Here, we joined the longest queue we could find (always a good sign) and shared some of the locally-famous Johney’s dumplings as well as a satisfyingly spicy portion of channa masala and rice, all while enjoying some live music from the two-piece band.

The following day, we started bright and early with an attempt to visit the Waiotapu Thermal Wonderland 30 km south of town using only public transport and our own steam. We’d read online that this was just about possible, as long as we were prepared to do quite a bit of road walking and spend all day there to fit with bus times. A long day and the possibility of getting stranded in the middle of nowhere? Sign us up!

Our first hurdle was to get into the geothermal area containing the Lady Knox geyser, since we’d read online that pedestrians weren’t allowed to enter and we saw a huge sign saying the same. We thought that was a bit ridiculous and thankfully the person we spoke to at the visitor centre said it was fine, as long as we were VERY CAREFUL of the traffic while walking along the road. Well yes, we do know to avoid cars (of which there were very few) – we’d assumed it had more to do with the risk of falling into hidden ditches filled with boiling water!

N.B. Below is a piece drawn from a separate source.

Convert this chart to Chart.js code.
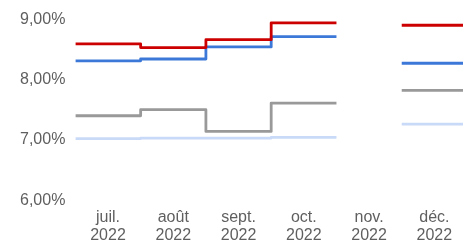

Anyway, Lady Knox erupts every morning at 10.15am, which sounds impressive until you find out that one of the guides pours in organic soap powder and this sets it off. Exactly how this works is still a mystery, since their explanation was rather vague. But I have to say that seeing the occasional soapy bubble floating out of the erupting geyser did add a bit of comedy to the proceedings.

After this somewhat odd spectacle, we spent most of the rest of the day on the walking trails exploring the various geothermal features around Waiotapu. We saw a series of craters, some 15 m across and up to 20 m deep, formed after acidic steam rose from underground and eroded the ground until it caved in. At the bottom of one of the craters is a pool of boiling mud making a pretty ominous sound, which was recorded for use as Mordor sound effects in the Lord of the Rings films. In another crater, birds nest in holes in the walls, with the rising heat helping to incubate the eggs.

The whole area was hissing, bubbling and steaming, with hot waterfalls, unnatural-looking colours and strange deposits forming a landscape that looked unlike anywhere else we’ve ever been, and on a huge scale. It was quite an assault on the senses, but the indiginous population knew how to make the most of this environment, and used the heat for cooking and collected unrefined crude oil from the mud pools to burn in lanterns. We just did our best to stay on the paths and not get ourselves in hot water, which was tricky as I was trying to navigate using yesterday’s map of the luge tracks and couldn’t work out why nothing seemed to fit!

The star attraction is the Champagne Pool, the largest hot spring in NZ with a maximum depth of 62 m, which takes its name from the fizzing of carbon dioxide in the alkaline water. While it looked very appealing on a chilly day, the spring that feeds the pool is 230°C and the water contains such minerals as arsenic, thallium and mercury, so probably not brilliant for a dip…

Even more alarming was the lime-green colour of the Roto Karikitea, or Devil’s Bath, which had a pH of 2 – roughly the same as lemon juice. I know it looks like I’ve filtered this picture, but it really was this bright! Fun fact: the canteen in our University Hall used to serve a cake that was just this shade of green. Funnily enough, we all called it radioactive cake.

Our final stop before catching our return bus were the Waiotapu mud pools, which sat outside the Thermal Wonderland park and were free to visit. These were so mesmerising that we could barely tear ourselves away – it’s difficult to explain why, but they made such satisfying blip blopping sounds and we got really into predicting which mini mud-volcano would erupt next. I know it’s probably hard to believe from the gif below, but it was the best thing we saw all day!

Finally, after a busy and baffling day of geothermal wonderment, we hopped onto the bus to take us back into Rotorua. Then, early the next morning, we set off back to Auckland to complete our figure-eight of NZ and return to where it all began, nearly two months ago.